===== Collected data =====

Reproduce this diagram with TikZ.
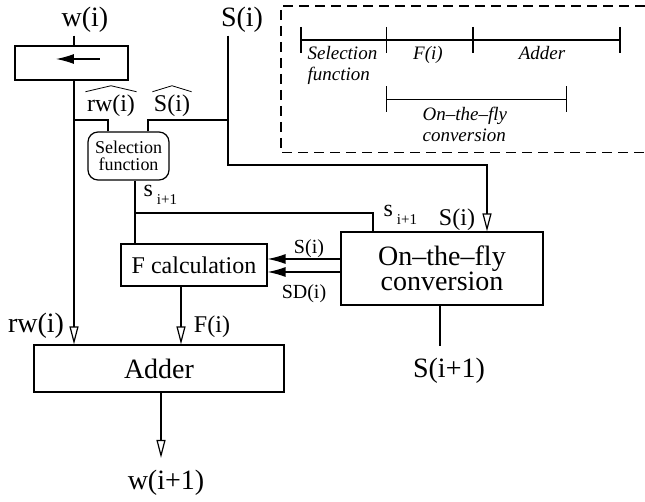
\documentclass[tikz,border=0pt]{standalone}
\usepackage{fontspec}
\setmainfont{Liberation Serif}
\usetikzlibrary{arrows.meta}
\usetikzlibrary{calc}
\usetikzlibrary{positioning}

\tikzset{
  blk/.style={draw, inner sep=0pt, align=center, font=\fontsize{14}{12.5}\selectfont},
  big/.style={font=\fontsize{14}{16}\selectfont, inner sep=1pt},
  mid/.style={font=\fontsize{12}{14}\selectfont, inner sep=1pt},
  sml/.style={font=\fontsize{10}{12}\selectfont, inner sep=1pt},
  leg/.style={font=\fontsize{9.5}{10.5}\selectfont\itshape, inner sep=0pt},
  hat/.style={line width=0.4pt},
  oarr/.style={-{Triangle[open,length=9pt,width=4.5pt]}},
  farr/.style={-{Latex[length=9pt,width=5pt]}},
}
\newcommand{\snext}{s\,\raisebox{-0.7ex}{\fontsize{7.5}{8}\selectfont i+1}}

\begin{document}
\begin{tikzpicture}[x=0.5pt, y=-0.5pt, line width=0.6pt]
      \useasboundingbox (0,0) rectangle (645,502);

      \node[blk, minimum width=56.5pt, minimum height=17pt] (shift) at (71.5,63) {};
      \node[blk, rounded corners=5pt, font=\fontsize{9}{8.5}\selectfont,
            minimum width=40.5pt, minimum height=24pt] (sel) at (128.5,156) {Selection\\function};
      \node[blk, font=\fontsize{12}{14}\selectfont,
            minimum width=73pt, minimum height=21pt] (fcalc) at (194,265) {F calculation};
      \node[blk, minimum width=101pt, minimum height=36.5pt] (otf) at (442,268.5) {On--the--fly\\conversion};
      \node[blk, minimum width=125pt, minimum height=23.5pt] (adder) at (159,368.5) {Adder};

      \node[big, anchor=base] (win) at (85,27) {w(i)};
      \node[big, anchor=base] (sin) at (242,27) {S(i)};
      \node[mid, anchor=base] (rwhat) at (111,112) {rw(i)};
      \node[mid, anchor=base] (shat) at (172,112) {S(i)};
      \node[mid, anchor=base west] (s1) at (141,197) {\snext};
      \node[mid, anchor=base west] (s2) at (381,217) {\snext};
      \node[mid, anchor=base] (sotf) at (457,226) {S(i)};
      \node[sml, anchor=base] (sf) at (309,254) {S(i)};
      \node[sml, anchor=base] (sdf) at (304,299) {SD(i)};
      \node[big, anchor=base] (rwin) at (36,333) {rw(i)};
      \node[mid, anchor=base] (fin) at (212,333) {F(i)};
      \node[big, anchor=base] (sout) at (449,378) {S(i+1)};
      \node[big, anchor=base] (wout) at (166,490) {w(i+1)};

      % hats over rw(i) and S(i)
      \draw[hat] ($(rwhat.north west)+(1,-1)$) -- ($(rwhat.north)+(0,-7)$) -- ($(rwhat.north east)+(-1,-1)$);
      \draw[hat] ($(shat.north west)+(1,-1)$) -- ($(shat.north)+(0,-7)$) -- ($(shat.north east)+(-1,-1)$);

      \coordinate (rwx) at (74,0);
      \coordinate (rwy) at (74,120);
      \coordinate (rsx) at (108,0);
      \coordinate (shx) at (148,0);
      \coordinate (sx) at (228,165);
      \coordinate (ox) at (487,0);
      \coordinate (sox) at (135,213);
      \coordinate (s2x) at (373,0);
      \coordinate (ya) at (0,259);
      \coordinate (yb) at (0,272);
      \coordinate (fx) at (181,0);
      \coordinate (qx) at (440,0);
      \coordinate (ax) at (161,0);
      \coordinate (sh1) at (100,59);
      \coordinate (sh2) at (56,59);

      \draw (win.south -| rwx) -- (shift.north -| rwx);
      \draw[farr] (sh1) -- (sh2);
      \draw[oarr] (shift.south -| rwx) -- (adder.north -| rwx);
      \draw (sel.north -| rsx) |- (rwy);
      \draw[oarr] (sin.south -| sx) -- (sx) -| (otf.north -| ox);
      \draw (sel.north -| shx) |- (sx |- rwy);
      \draw (sel.south -| sox) -- (fcalc.north -| sox);
      \draw (sox) -| (otf.north -| s2x);
      \draw[farr] (otf.west |- ya) -- (fcalc.east |- ya);
      \draw[farr] (otf.west |- yb) -- (fcalc.east |- yb);
      \draw[oarr] (fcalc.south -| fx) -- (adder.north -| fx);
      \draw[shorten >=5pt] (otf.south -| qx) -- (sout.north -| qx);
      \draw[oarr, shorten >=5pt] (adder.south -| ax) -- (wout.north -| ax);

      % timing legend
      \draw[dash pattern=on 5pt off 3pt] (645,6) -- (281,6) -- (281,152.7) -- (645,152.7);
      \coordinate (t0) at (301,40);
      \coordinate (t1) at (386.7,40);
      \coordinate (t2) at (473,40);
      \coordinate (t3) at (620,40);
      \coordinate (o0) at (386.7,99.3);
      \coordinate (o1) at (566.7,99.3);
      \draw (t0) -- (t3);
      \draw (o0) -- (o1);
      \foreach \t in {t0,t1,t2,t3,o0,o1}
        \draw ($(\t)+(0,-13)$) -- ($(\t)+(0,13)$);
      \node[leg, anchor=north west, align=left] (lsel) at (307,46) {Selection\\function};
      \node[leg, anchor=base] (lf) at (428,59.3) {F(i)};
      \node[leg, anchor=base] (ladd) at (542,59.3) {Adder};
      \node[leg, anchor=north west, align=left] (lotf) at (422,107) {On--the--fly\\conversion};
    \end{tikzpicture}
\end{document}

=====

**Task goal**
Up to and including the line with "(0,0) rectangle (645,502);", copy the data above from its first line. Skip pictures.

**Exercise output**
Reproduce this diagram with TikZ.
\documentclass[tikz,border=0pt]{standalone}
\usepackage{fontspec}
\setmainfont{Liberation Serif}
\usetikzlibrary{arrows.meta}
\usetikzlibrary{calc}
\usetikzlibrary{positioning}

\tikzset{
  blk/.style={draw, inner sep=0pt, align=center, font=\fontsize{14}{12.5}\selectfont},
  big/.style={font=\fontsize{14}{16}\selectfont, inner sep=1pt},
  mid/.style={font=\fontsize{12}{14}\selectfont, inner sep=1pt},
  sml/.style={font=\fontsize{10}{12}\selectfont, inner sep=1pt},
  leg/.style={font=\fontsize{9.5}{10.5}\selectfont\itshape, inner sep=0pt},
  hat/.style={line width=0.4pt},
  oarr/.style={-{Triangle[open,length=9pt,width=4.5pt]}},
  farr/.style={-{Latex[length=9pt,width=5pt]}},
}
\newcommand{\snext}{s\,\raisebox{-0.7ex}{\fontsize{7.5}{8}\selectfont i+1}}

\begin{document}
\begin{tikzpicture}[x=0.5pt, y=-0.5pt, line width=0.6pt]
      \useasboundingbox (0,0) rectangle (645,502);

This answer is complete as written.